The P-Cult is CulturePopTV.com’s Business Editor and op-ed columnist. In his installment series, “The Business of Collecting,” he offers business insights for pop culture events, collector markets and relevant industry and sector analysis.
The P-Cult also currently works as an advisory consultant, focusing on finance and accounting process improvement and business strategy within the retail and consumer products sector. He has worked for three of the top four consulting firms in the world and maintains several professional certifications.
The P-Cult holds three degrees in accounting, corporate finance and accountancy.
On a daily basis, I review financial processes to seek out small anomalies that, when discovered and exploited, can be used to either reduce costs or increase revenue. When I propose services to potential clients, I try to do so in terms of value. Instead of saying, “our services will cost you $X,” I say “our services will save you approximately $XX – $XX amount, and we only charge $X.” You may have just realized that this has nothing to do with video games (yet). However, what is important to understand is the mindset and background that I apply to the strategies and ideas that we’ll tackle later on.

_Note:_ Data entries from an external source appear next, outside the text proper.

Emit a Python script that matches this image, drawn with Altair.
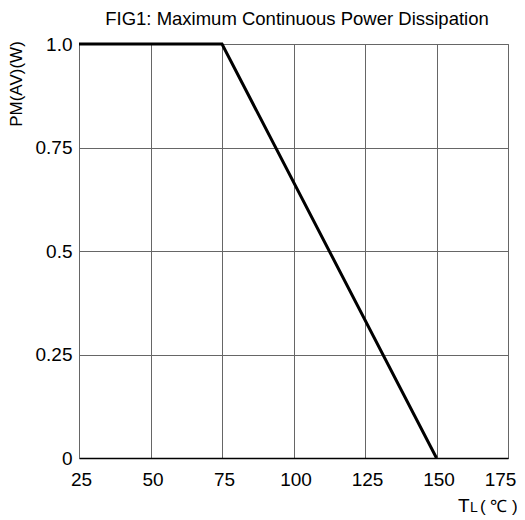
import altair as alt
import pandas as pd

temps = [25, 75, 150]
power = [1.0, 1.0, 0.0]
x_ticks = [25, 50, 75, 100, 125, 150, 175]
y_ticks = [0, 0.25, 0.5, 0.75, 1.0]

df = pd.DataFrame({"t": temps, "p": power})
FONT = "Liberation Sans"

label_expr = "datum.value == 0 ? '0' : datum.value == 1 ? '1.0' : format(datum.value, '.2~f')"

base = alt.Chart(df).mark_line(color="black", strokeWidth=3, clip=False).encode(
    x=alt.X("t:Q", scale=alt.Scale(domain=[25, 175], nice=False),
            axis=alt.Axis(values=x_ticks, title=None, grid=True, gridColor="#666666",
                          gridWidth=1, ticks=False, domain=True, domainColor="black",
                          domainWidth=1.5, labelFont=FONT, labelFontSize=19,
                          labelColor="black", labelPadding=12, labelFlush=False,
                          labelOffset=alt.ExprRef("datum.value == 175 ? -8 : 2"))),
    y=alt.Y("p:Q", scale=alt.Scale(domain=[0, 1], nice=False),
            axis=alt.Axis(values=y_ticks, title=None, grid=True, gridColor="#666666",
                          gridWidth=1, ticks=False, domain=True, domainColor="#666666",
                          labelExpr=label_expr, labelFont=FONT, labelFontSize=19,
                          labelColor="black", labelPadding=7, labelFlush=False)),
)

one = pd.DataFrame({"a": [0]})

def txt(s, x, y, size, **kw):
    return alt.Chart(one).mark_text(text=s, font=FONT, fontSize=size, color="black", **kw).encode(
        x=alt.value(x), y=alt.value(y))

title = txt("FIG1: Maximum Continuous Power Dissipation", 218, -19, 18.5,
            align="center", baseline="alphabetic")
xt_T = txt("T", 379, 468, 19, align="left", baseline="alphabetic")
xt_L = txt("L", 391, 468, 14, align="left", baseline="alphabetic")
xt_u = txt("( \u2103 )", 401, 468, 17, align="left", baseline="alphabetic")
ytitle = txt("PM(AV)(W)", -62, 40, 17, angle=270, align="center", baseline="middle")

chart = alt.layer(base, title, xt_T, xt_L, xt_u, ytitle).properties(
    width=429, height=414,
    autosize=alt.AutoSizeParams(type="none"),
    padding={"left": 71, "top": 36, "right": 9, "bottom": 62},
).configure_view(stroke="#666666", strokeWidth=1)

chart.save("out.html", embed_options={"renderer": "svg", "actions": False})
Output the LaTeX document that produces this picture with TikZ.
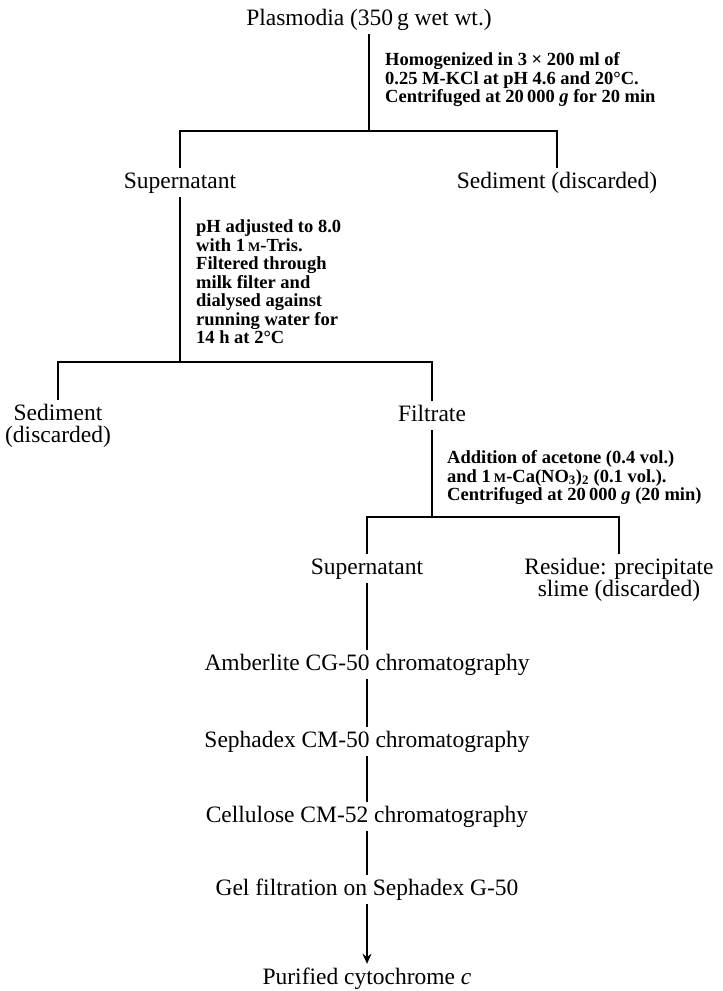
\documentclass[tikz,border=0pt]{standalone}
\usepackage{fontspec}
\setmainfont{Liberation Serif}
\usetikzlibrary{arrows.meta}
\begin{document}
\begin{tikzpicture}[x=1pt,y=-1pt,
  conn/.style={line width=1.6pt},
  mainnode/.style={font=\fontsize{23.5}{22}\selectfont, text height=16pt, text depth=5pt, inner xsep=0pt, inner ysep=4pt, anchor=base},
  mainmulti/.style={font=\fontsize{23.5}{22}\selectfont, align=center, inner xsep=0pt, inner ysep=4pt, anchor=north},
  note/.style={font=\fontsize{18.5}{18.5}\selectfont\bfseries, align=left, inner sep=0pt, anchor=north west}]
\useasboundingbox (0,0) rectangle (723,991);
% nodes
\node[mainnode] (plas) at (369,25) {Plasmodia (350\,g wet wt.)};
\coordinate (j1) at (369,131);
\node[note] (n1) at (385,52.5) {Homogenized in 3 × 200 ml of\\0.25 M-KCl at pH 4.6 and 20°C.\\Centrifuged at 20\,000 \textit{g} for 20 min};
\node[mainnode] (sup1) at (180,188) {Supernatant};
\node[mainnode] (sed1) at (557,188) {Sediment (discarded)};
\coordinate (j2) at (180,362);
\node[note] (n2) at (196,219.5) {pH adjusted to 8.0\\with 1\,{\fontsize{13}{18.5}\selectfont M}-Tris.\\Filtered through\\milk filter and\\dialysed against\\running water for\\14 h at 2°C};
\node[mainmulti] (sed2) at (58,400) {Sediment\\(discarded)};
\node[mainnode] (fil) at (432,421) {Filtrate};
\coordinate (j3) at (432,517);
\node[note] (n3) at (447,450.5) {Addition of acetone (0.4 vol.)\\and 1\,{\fontsize{13}{18.5}\selectfont M}-Ca(NO\textsubscript{3})\textsubscript{2} (0.1 vol.).\\Centrifuged at 20\,000 \textit{g} (20 min)};
\node[mainnode] (sup3) at (367,574) {Supernatant};
\node[mainmulti] (res) at (619,554) {Residue: precipitate\\slime (discarded)};
\node[mainnode] (amb) at (367,670) {Amberlite CG-50 chromatography};
\node[mainnode] (seph) at (367,747) {Sephadex CM-50 chromatography};
\node[mainnode] (cell) at (367,822) {Cellulose CM-52 chromatography};
\node[mainnode] (gel) at (367,895) {Gel filtration on Sephadex G-50};
\node[mainnode] (pur) at (367,984) {Purified cytochrome \textit{c}};
% connectors
\draw[conn] (plas.south) -- (j1);
\draw[conn] (sup1.north) |- (j1) -| (sed1.north);
\draw[conn] (sup1.south) -- (j2);
\draw[conn] (sed2.north) |- (j2) -| (fil.north);
\draw[conn] (fil.south) -- (j3);
\draw[conn] (sup3.north) |- (j3) -| (res.north);
\draw[conn] (sup3) -- (amb);
\draw[conn] (amb) -- (seph);
\draw[conn] (seph) -- (cell);
\draw[conn] (cell) -- (gel);
\draw[conn,-{Stealth[length=10pt,width=9pt]}] (gel) -- (pur);
\end{tikzpicture}
\end{document}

Now there is probably no collector that would tell you that collecting video games is a good investment. That’s because it’s the God’s honest truth. Nothing you learn in this article will get you rich. However, if we establish goals and purchase/sell specific items at the correct time, and exploit systematic weaknesses, there is a lot of potential for savings. Each article in this series will take you through a real-life example (there’s no theory here, only facts) and explain the background and financial premise for each topic discussed.
“[T]here is probably no collector that would tell you that collecting video games is a good investment.”

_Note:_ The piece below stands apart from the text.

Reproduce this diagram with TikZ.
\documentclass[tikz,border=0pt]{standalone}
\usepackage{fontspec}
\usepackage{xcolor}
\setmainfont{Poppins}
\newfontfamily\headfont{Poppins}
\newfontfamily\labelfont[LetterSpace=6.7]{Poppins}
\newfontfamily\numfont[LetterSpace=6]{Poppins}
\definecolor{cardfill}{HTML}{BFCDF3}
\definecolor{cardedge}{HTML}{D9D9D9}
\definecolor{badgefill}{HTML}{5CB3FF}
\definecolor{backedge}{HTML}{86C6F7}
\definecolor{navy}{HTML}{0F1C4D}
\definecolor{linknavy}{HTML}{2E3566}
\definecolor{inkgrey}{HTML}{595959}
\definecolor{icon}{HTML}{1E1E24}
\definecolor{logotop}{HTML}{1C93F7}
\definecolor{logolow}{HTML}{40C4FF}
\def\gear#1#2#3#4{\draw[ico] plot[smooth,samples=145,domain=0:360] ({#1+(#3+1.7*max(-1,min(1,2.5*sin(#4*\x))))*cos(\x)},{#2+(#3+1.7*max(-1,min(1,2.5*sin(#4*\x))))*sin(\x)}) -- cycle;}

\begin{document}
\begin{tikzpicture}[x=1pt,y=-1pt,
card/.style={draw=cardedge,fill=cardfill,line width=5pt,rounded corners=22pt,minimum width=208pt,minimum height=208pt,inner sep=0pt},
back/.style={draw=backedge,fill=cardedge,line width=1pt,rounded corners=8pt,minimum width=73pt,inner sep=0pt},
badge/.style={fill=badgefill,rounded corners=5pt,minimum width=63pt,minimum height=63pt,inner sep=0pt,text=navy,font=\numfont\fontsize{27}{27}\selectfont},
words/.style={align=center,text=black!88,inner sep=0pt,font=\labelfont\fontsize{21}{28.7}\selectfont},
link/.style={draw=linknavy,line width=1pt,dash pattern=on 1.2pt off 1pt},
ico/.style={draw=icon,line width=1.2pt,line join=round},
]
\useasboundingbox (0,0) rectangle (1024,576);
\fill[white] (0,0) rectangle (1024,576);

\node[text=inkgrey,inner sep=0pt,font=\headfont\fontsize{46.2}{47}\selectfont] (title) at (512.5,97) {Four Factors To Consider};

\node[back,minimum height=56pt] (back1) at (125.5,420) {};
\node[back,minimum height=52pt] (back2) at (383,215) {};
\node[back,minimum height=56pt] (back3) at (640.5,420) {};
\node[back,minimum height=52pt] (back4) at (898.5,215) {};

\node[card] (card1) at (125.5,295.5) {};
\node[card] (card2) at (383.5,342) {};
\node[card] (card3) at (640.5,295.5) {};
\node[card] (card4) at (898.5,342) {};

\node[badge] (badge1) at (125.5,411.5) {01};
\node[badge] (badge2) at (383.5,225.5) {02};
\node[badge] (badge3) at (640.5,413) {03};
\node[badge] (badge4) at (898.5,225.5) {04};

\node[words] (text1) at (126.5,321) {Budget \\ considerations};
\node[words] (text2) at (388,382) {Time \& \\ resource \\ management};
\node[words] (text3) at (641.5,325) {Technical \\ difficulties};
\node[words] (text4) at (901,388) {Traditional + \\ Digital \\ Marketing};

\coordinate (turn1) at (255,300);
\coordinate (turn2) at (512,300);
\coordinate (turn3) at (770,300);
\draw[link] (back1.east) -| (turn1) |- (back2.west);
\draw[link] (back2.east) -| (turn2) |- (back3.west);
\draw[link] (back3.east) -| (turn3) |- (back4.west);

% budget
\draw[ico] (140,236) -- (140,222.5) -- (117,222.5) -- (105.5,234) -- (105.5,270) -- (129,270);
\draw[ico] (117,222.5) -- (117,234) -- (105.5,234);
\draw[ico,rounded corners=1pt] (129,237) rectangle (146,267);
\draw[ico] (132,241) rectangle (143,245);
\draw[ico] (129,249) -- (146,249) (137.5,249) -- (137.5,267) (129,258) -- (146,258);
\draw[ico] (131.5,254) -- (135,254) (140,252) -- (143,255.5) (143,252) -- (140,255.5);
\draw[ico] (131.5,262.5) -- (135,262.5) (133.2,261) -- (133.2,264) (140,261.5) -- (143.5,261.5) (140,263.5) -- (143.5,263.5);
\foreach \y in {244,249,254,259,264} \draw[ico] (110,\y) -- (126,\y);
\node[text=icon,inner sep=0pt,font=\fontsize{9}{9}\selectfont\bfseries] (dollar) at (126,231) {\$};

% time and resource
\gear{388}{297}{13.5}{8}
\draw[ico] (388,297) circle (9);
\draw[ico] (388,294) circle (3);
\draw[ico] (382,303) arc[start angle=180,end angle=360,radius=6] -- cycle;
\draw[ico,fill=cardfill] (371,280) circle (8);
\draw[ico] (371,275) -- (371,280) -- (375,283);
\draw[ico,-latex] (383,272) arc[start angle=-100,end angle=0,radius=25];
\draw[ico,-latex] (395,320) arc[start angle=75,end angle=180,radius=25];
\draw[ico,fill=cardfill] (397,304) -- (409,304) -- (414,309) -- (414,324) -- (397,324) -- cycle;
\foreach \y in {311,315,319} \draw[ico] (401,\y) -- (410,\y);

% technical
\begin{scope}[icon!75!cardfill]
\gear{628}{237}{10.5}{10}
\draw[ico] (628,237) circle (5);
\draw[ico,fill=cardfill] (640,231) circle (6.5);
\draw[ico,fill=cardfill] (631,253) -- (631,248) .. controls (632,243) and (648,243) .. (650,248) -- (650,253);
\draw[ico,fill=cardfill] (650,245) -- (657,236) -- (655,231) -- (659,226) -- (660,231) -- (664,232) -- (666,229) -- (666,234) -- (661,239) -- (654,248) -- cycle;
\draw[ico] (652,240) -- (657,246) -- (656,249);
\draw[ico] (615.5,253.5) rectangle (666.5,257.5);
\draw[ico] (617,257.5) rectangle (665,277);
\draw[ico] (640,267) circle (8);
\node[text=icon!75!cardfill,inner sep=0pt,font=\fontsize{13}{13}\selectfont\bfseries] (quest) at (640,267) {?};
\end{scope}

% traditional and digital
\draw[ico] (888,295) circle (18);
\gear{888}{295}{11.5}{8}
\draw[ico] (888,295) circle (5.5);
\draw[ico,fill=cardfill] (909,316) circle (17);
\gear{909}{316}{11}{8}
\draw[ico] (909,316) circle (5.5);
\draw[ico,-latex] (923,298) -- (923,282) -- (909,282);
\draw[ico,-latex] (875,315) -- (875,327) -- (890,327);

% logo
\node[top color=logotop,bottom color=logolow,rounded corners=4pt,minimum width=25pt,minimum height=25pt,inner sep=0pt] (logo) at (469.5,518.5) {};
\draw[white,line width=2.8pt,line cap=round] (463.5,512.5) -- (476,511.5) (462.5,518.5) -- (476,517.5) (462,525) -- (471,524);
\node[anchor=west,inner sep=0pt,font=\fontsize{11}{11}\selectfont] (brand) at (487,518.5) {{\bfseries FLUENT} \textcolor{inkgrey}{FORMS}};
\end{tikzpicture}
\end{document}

A few weeks ago, I was traveling to California for business and visited a few local game stores to check out what they had, as well as their prices. After walking through one of them, I noticed a couple in-store trends: 1) a lot of their retro games were reasonably priced, and 2) their modern games were, in my opinion, mostly overpriced. Of course, my quick analysis over their pricing is biased and based only on my thoughts at the time, but it was enough data to formulate a few ideas. I’ll discuss one of these ideas below:
When cars were first invented, there were no speed limits or stop signs. After enough people saw the need, laws were written to address this, and the gap was closed. Easy concept, right? Well, this also applies to finance and, more importantly for you, collecting.
Earlier that week, I had been to a large retail chain game store and took note of their 3 for $10 sale on select PS3 and XBOX 360 titles. I could remember a few games, like Infamous 2 and a couple others, that had caught my eye. After ascertaining how much trade-in value those games fetched at the local game store, I realized that they were roughly 50% of what the game was priced at on pricecharting.com (I confirmed this later on. At the time, it was only a guess). Three of the games I had noted were worth $5 individually to the store, as they were being sold for $10-15 each.
If you were to return later that day with those three PS3 games from the 3/$10 bin, you would have received $15 in store credit, yielding you a return of 33%. The reason you’d be able to take advantage of this is because of price lag.
The data source that the local game store used suffered from an exploitable pricing delay effect. There are other factors at work here too (transaction volume, length of time of analysis period), but for the sake of brevity, I won’t go into the mechanics of how pricecharting.com and other financial concepts work just now.
“The data source that the local game store used suffered from an exploitable pricing delay effect.”
If we apply the analogy mentioned earlier, you could say that, eventually, laws will be written. Meaning, the market price would capture the sales of Infamous 2 and other select games at $3.33 and adjust itself accordingly. However, between the time the need is realized and the gap is closed, speeding and other would-be violations can take place. This is when you can make your return of $1.67 (33%) by trading the game in and using it to buy wonderful, reasonably priced retro games!
– The P-Cult
Editor’s Note: The release of this article was withheld until the promotion period mentioned had expired. The store alluded to within the article was also contacted and made aware of this vulnerability. This decision was made at the discretion of the columnist in an effort to protect local business.